Task instructions → Output the records exactly as they appear, with no pictures included.

Material provided →

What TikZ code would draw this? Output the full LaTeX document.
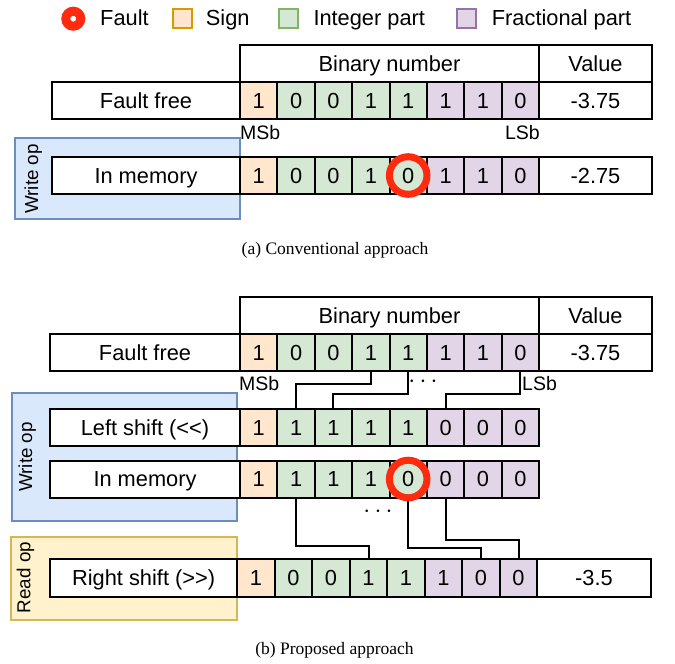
\documentclass[tikz,border=0pt]{standalone}
\usepackage{fontspec}
\setmainfont{Liberation Sans}
\newfontfamily\serifcap{Liberation Serif}

\definecolor{signfill}{HTML}{FFE6CC}
\definecolor{signline}{HTML}{D79B00}
\definecolor{intfill}{HTML}{D5E8D4}
\definecolor{intline}{HTML}{82B366}
\definecolor{fracfill}{HTML}{E1D5E7}
\definecolor{fracline}{HTML}{9673A6}
\definecolor{writefill}{HTML}{DAE8FC}
\definecolor{writeline}{HTML}{6C8EBF}
\definecolor{readfill}{HTML}{FFF2CC}
\definecolor{readline}{HTML}{D6B656}
\definecolor{faultred}{HTML}{FF2B0F}

\tikzset{
  txt/.style={font=\fontsize{21.8}{24}\selectfont, inner sep=0pt},
  cell/.style={txt, draw=black, line width=2pt, rectangle, text height=15.6pt, text depth=0pt},
  labelbox/.style={cell, fill=white, minimum height=37pt},
  valbox/.style={cell, fill=white, minimum width=113pt, minimum height=37pt},
  bitmark/.style={font=\fontsize{19.5}{22}\selectfont, inner sep=0pt},
  opbox/.style={line width=2pt},
  optext/.style={font=\fontsize{18.8}{22}\selectfont, inner sep=0pt, rotate=90, anchor=base},
  faultring/.style={circle, draw=faultred, line width=7pt, minimum size=37.6pt, inner sep=0pt},
  wire/.style={line width=2pt, draw=black},
  ellip/.style={font=\fontsize{24}{26}\selectfont, inner sep=0pt},
  caption/.style={font=\serifcap\fontsize{17.5}{20}\selectfont, inner sep=0pt, anchor=base},
  legbox/.style={rectangle, line width=2pt, minimum size=19pt, inner sep=0pt},
  legtext/.style={txt, anchor=base west},
}

% one row of eight bits: name prefix, left x, top y, cell width, cell height, bits
\newcommand\drawbitrow[6]{%
  \foreach \b [count=\i] in {#6}{%
    \ifnum\i=1 \def\cellcol{signfill}\else\ifnum\i<6 \def\cellcol{intfill}\else\def\cellcol{fracfill}\fi\fi
    \node[cell, fill=\cellcol, minimum width=#4pt, minimum height=#5pt]
      (#1-\i) at ({#2+(\i-0.5)*#4}, {#3+#5/2}) {\b};
  }%
}

\begin{document}
\begin{tikzpicture}[x=1pt, y=-1pt]
\useasboundingbox (0,0) rectangle (675,664);

% ---------------- legend ----------------
\node[circle, draw=faultred, line width=9pt, minimum size=15pt, inner sep=0pt] (legfault) at (73.3,18.7) {};
\node[legtext] (legfaulttxt) at (100,25.7) {Fault};
\node[legbox, draw=signline, fill=signfill] (legsign) at (182,18.3) {};
\node[legtext] (legsigntxt) at (205.7,25.7) {Sign};
\node[legbox, draw=intline, fill=intfill] (legint) at (288.3,18.3) {};
\node[legtext] (leginttxt) at (313.3,25.7) {Integer part};
\node[legbox, draw=fracline, fill=fracfill] (legfrac) at (466.7,18.3) {};
\node[legtext] (legfractxt) at (491.7,25.7) {Fractional part};

% ---------------- (a) conventional ----------------
\draw[opbox, draw=writeline, fill=writefill] (15,138) rectangle (240,219);
\node[optext] (awrite) at (38,179) {Write op};

\node[cell, fill=white, minimum width=299pt, minimum height=37pt] (ahead) at (389.5,63.5) {Binary number};
\node[valbox] (avalhead) at (595.5,63.5) {Value};

\node[labelbox, minimum width=188pt] (aff) at (146,100.5) {Fault free};
\drawbitrow{aff}{240}{82}{37.375}{37}{1,0,0,1,1,1,1,0}
\node[valbox] (affval) at (595.5,100.5) {-3.75};

\node[bitmark, anchor=base west] (amsb) at (240,139) {MSb};
\node[bitmark, anchor=base east] (alsb) at (540,139) {LSb};

\node[labelbox, minimum width=188pt] (aim) at (146,175.5) {In memory};
\drawbitrow{aim}{240}{157}{37.375}{37}{1,0,0,1,0,1,1,0}
\node[valbox] (aimval) at (595.5,175.5) {-2.75};
\node[faultring] (afault) at (aim-5) {};

\node[caption] (capa) at (335,254) {(a) Conventional approach};

% ---------------- (b) proposed ----------------
\draw[opbox, draw=writeline, fill=writefill] (12,393) rectangle (237,521);
\node[optext] (bwrite) at (32,457) {Write op};
\draw[opbox, draw=readline, fill=readfill] (11,537) rectangle (237.3,620);
\node[optext] (bread) at (30.5,577.5) {Read op};

\node[cell, fill=white, minimum width=299pt, minimum height=37pt] (bhead) at (389.5,315.5) {Binary number};
\node[valbox] (bvalhead) at (595.5,315.5) {Value};

\node[labelbox, minimum width=190pt] (bff) at (145,352.5) {Fault free};
\drawbitrow{bff}{240}{334}{37.375}{37}{1,0,0,1,1,1,1,0}
\node[valbox] (bffval) at (595.5,352.5) {-3.75};

\node[bitmark, anchor=base west] (bmsb) at (239,390) {MSb};
\node[bitmark, anchor=base west] (blsb) at (522,390) {LSb};

\node[labelbox, minimum width=190pt] (bls) at (145,427.5) {Left shift (<{}<)};
\drawbitrow{bls}{240}{409}{37.375}{37}{1,1,1,1,1,0,0,0}

\node[labelbox, minimum width=190pt] (bim) at (145,479) {In memory};
\drawbitrow{bim}{240}{460.5}{37.375}{37}{1,1,1,1,0,0,0,0}

\node[labelbox, minimum width=187.3pt, minimum height=37.4pt] (brs) at (143.65,578) {Right shift (>{}>)};
\drawbitrow{brs}{237.3}{559.3}{37.5}{37.4}{1,0,0,1,1,1,0,0}
\node[valbox, minimum width=113.2pt, minimum height=37.4pt] (brsval) at (593.9,578) {-3.5};

% left shift wiring
\draw[wire] (bff-4.south) -- ++(0,12) -| (bls-2.north);
\draw[wire] (bff-5.south) -- ++(0,22) -| (bls-3.north);
\draw[wire] (bff-8.south) -- ++(0,22) -| (bls-6.north);
\node[ellip] (bdotsup) at (423,382) {$\cdots$};

% right shift wiring
\draw[wire] (bim-2.south) -- ++(0,47) -| (brs-4.north);
\draw[wire] (bim-5.south) -- ++(0,49.5) -| (brs-7.north);
\draw[wire] (bim-6.south) -- ++(0,41.5) -| (brs-8.north);
\node[ellip] (bdotsdown) at (378,512) {$\cdots$};

\node[faultring] (bfault) at (bim-5) {};

\node[caption] (capb) at (334.5,654) {(b) Proposed approach};
\end{tikzpicture}
\end{document}
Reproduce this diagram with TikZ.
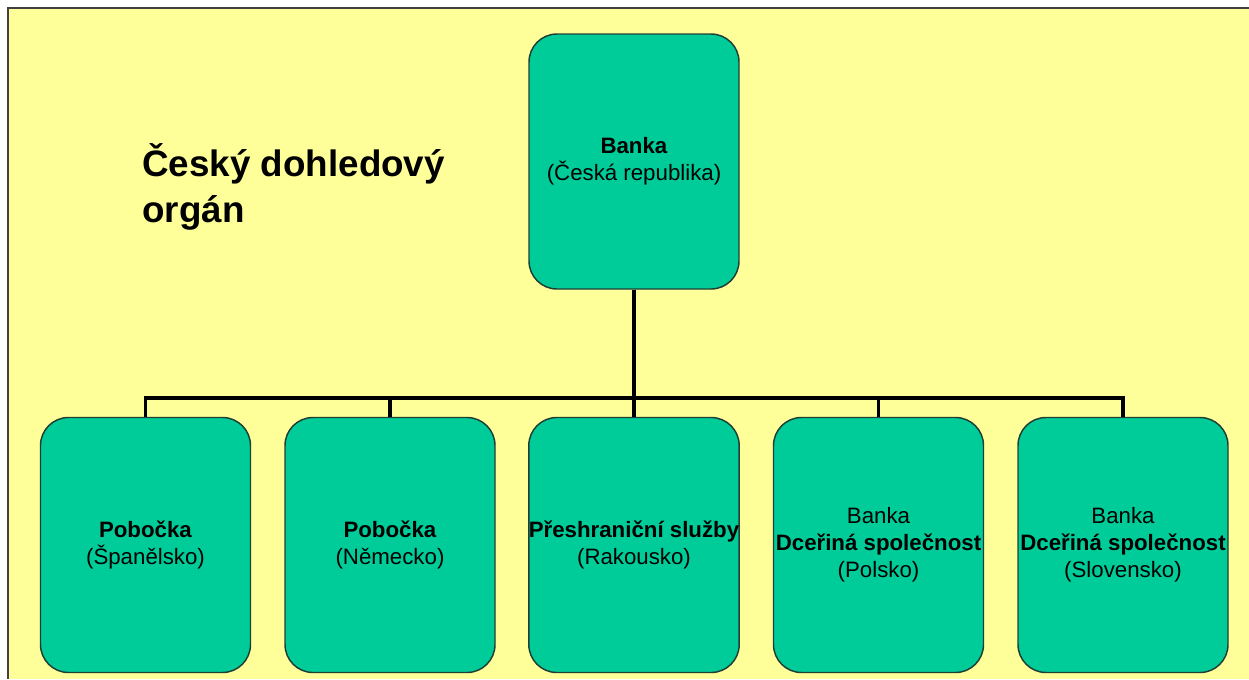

Reply →
What TikZ code would draw this? Output the full LaTeX document.
\documentclass[tikz,border=0pt]{standalone}
\usepackage{fontspec}
\setmainfont{Liberation Sans}
\newfontfamily\serifcap{Liberation Serif}

\definecolor{signfill}{HTML}{FFE6CC}
\definecolor{signline}{HTML}{D79B00}
\definecolor{intfill}{HTML}{D5E8D4}
\definecolor{intline}{HTML}{82B366}
\definecolor{fracfill}{HTML}{E1D5E7}
\definecolor{fracline}{HTML}{9673A6}
\definecolor{writefill}{HTML}{DAE8FC}
\definecolor{writeline}{HTML}{6C8EBF}
\definecolor{readfill}{HTML}{FFF2CC}
\definecolor{readline}{HTML}{D6B656}
\definecolor{faultred}{HTML}{FF2B0F}

\tikzset{
  txt/.style={font=\fontsize{21.8}{24}\selectfont, inner sep=0pt},
  cell/.style={txt, draw=black, line width=2pt, rectangle, text height=15.6pt, text depth=0pt},
  labelbox/.style={cell, fill=white, minimum height=37pt},
  valbox/.style={cell, fill=white, minimum width=113pt, minimum height=37pt},
  bitmark/.style={font=\fontsize{19.5}{22}\selectfont, inner sep=0pt},
  opbox/.style={line width=2pt},
  optext/.style={font=\fontsize{18.8}{22}\selectfont, inner sep=0pt, rotate=90, anchor=base},
  faultring/.style={circle, draw=faultred, line width=7pt, minimum size=37.6pt, inner sep=0pt},
  wire/.style={line width=2pt, draw=black},
  ellip/.style={font=\fontsize{24}{26}\selectfont, inner sep=0pt},
  caption/.style={font=\serifcap\fontsize{17.5}{20}\selectfont, inner sep=0pt, anchor=base},
  legbox/.style={rectangle, line width=2pt, minimum size=19pt, inner sep=0pt},
  legtext/.style={txt, anchor=base west},
}

% one row of eight bits: name prefix, left x, top y, cell width, cell height, bits
\newcommand\drawbitrow[6]{%
  \foreach \b [count=\i] in {#6}{%
    \ifnum\i=1 \def\cellcol{signfill}\else\ifnum\i<6 \def\cellcol{intfill}\else\def\cellcol{fracfill}\fi\fi
    \node[cell, fill=\cellcol, minimum width=#4pt, minimum height=#5pt]
      (#1-\i) at ({#2+(\i-0.5)*#4}, {#3+#5/2}) {\b};
  }%
}

\begin{document}
\begin{tikzpicture}[x=1pt, y=-1pt]
\useasboundingbox (0,0) rectangle (675,664);

% ---------------- legend ----------------
\node[circle, draw=faultred, line width=9pt, minimum size=15pt, inner sep=0pt] (legfault) at (73.3,18.7) {};
\node[legtext] (legfaulttxt) at (100,25.7) {Fault};
\node[legbox, draw=signline, fill=signfill] (legsign) at (182,18.3) {};
\node[legtext] (legsigntxt) at (205.7,25.7) {Sign};
\node[legbox, draw=intline, fill=intfill] (legint) at (288.3,18.3) {};
\node[legtext] (leginttxt) at (313.3,25.7) {Integer part};
\node[legbox, draw=fracline, fill=fracfill] (legfrac) at (466.7,18.3) {};
\node[legtext] (legfractxt) at (491.7,25.7) {Fractional part};

% ---------------- (a) conventional ----------------
\draw[opbox, draw=writeline, fill=writefill] (15,138) rectangle (240,219);
\node[optext] (awrite) at (38,179) {Write op};

\node[cell, fill=white, minimum width=299pt, minimum height=37pt] (ahead) at (389.5,63.5) {Binary number};
\node[valbox] (avalhead) at (595.5,63.5) {Value};

\node[labelbox, minimum width=188pt] (aff) at (146,100.5) {Fault free};
\drawbitrow{aff}{240}{82}{37.375}{37}{1,0,0,1,1,1,1,0}
\node[valbox] (affval) at (595.5,100.5) {-3.75};

\node[bitmark, anchor=base west] (amsb) at (240,139) {MSb};
\node[bitmark, anchor=base east] (alsb) at (540,139) {LSb};

\node[labelbox, minimum width=188pt] (aim) at (146,175.5) {In memory};
\drawbitrow{aim}{240}{157}{37.375}{37}{1,0,0,1,0,1,1,0}
\node[valbox] (aimval) at (595.5,175.5) {-2.75};
\node[faultring] (afault) at (aim-5) {};

\node[caption] (capa) at (335,254) {(a) Conventional approach};

% ---------------- (b) proposed ----------------
\draw[opbox, draw=writeline, fill=writefill] (12,393) rectangle (237,521);
\node[optext] (bwrite) at (32,457) {Write op};
\draw[opbox, draw=readline, fill=readfill] (11,537) rectangle (237.3,620);
\node[optext] (bread) at (30.5,577.5) {Read op};

\node[cell, fill=white, minimum width=299pt, minimum height=37pt] (bhead) at (389.5,315.5) {Binary number};
\node[valbox] (bvalhead) at (595.5,315.5) {Value};

\node[labelbox, minimum width=190pt] (bff) at (145,352.5) {Fault free};
\drawbitrow{bff}{240}{334}{37.375}{37}{1,0,0,1,1,1,1,0}
\node[valbox] (bffval) at (595.5,352.5) {-3.75};

\node[bitmark, anchor=base west] (bmsb) at (239,390) {MSb};
\node[bitmark, anchor=base west] (blsb) at (522,390) {LSb};

\node[labelbox, minimum width=190pt] (bls) at (145,427.5) {Left shift (<{}<)};
\drawbitrow{bls}{240}{409}{37.375}{37}{1,1,1,1,1,0,0,0}

\node[labelbox, minimum width=190pt] (bim) at (145,479) {In memory};
\drawbitrow{bim}{240}{460.5}{37.375}{37}{1,1,1,1,0,0,0,0}

\node[labelbox, minimum width=187.3pt, minimum height=37.4pt] (brs) at (143.65,578) {Right shift (>{}>)};
\drawbitrow{brs}{237.3}{559.3}{37.5}{37.4}{1,0,0,1,1,1,0,0}
\node[valbox, minimum width=113.2pt, minimum height=37.4pt] (brsval) at (593.9,578) {-3.5};

% left shift wiring
\draw[wire] (bff-4.south) -- ++(0,12) -| (bls-2.north);
\draw[wire] (bff-5.south) -- ++(0,22) -| (bls-3.north);
\draw[wire] (bff-8.south) -- ++(0,22) -| (bls-6.north);
\node[ellip] (bdotsup) at (423,382) {$\cdots$};

% right shift wiring
\draw[wire] (bim-2.south) -- ++(0,47) -| (brs-4.north);
\draw[wire] (bim-5.south) -- ++(0,49.5) -| (brs-7.north);
\draw[wire] (bim-6.south) -- ++(0,41.5) -| (brs-8.north);
\node[ellip] (bdotsdown) at (378,512) {$\cdots$};

\node[faultring] (bfault) at (bim-5) {};

\node[caption] (capb) at (334.5,654) {(b) Proposed approach};
\end{tikzpicture}
\end{document}
Reproduce this diagram with TikZ.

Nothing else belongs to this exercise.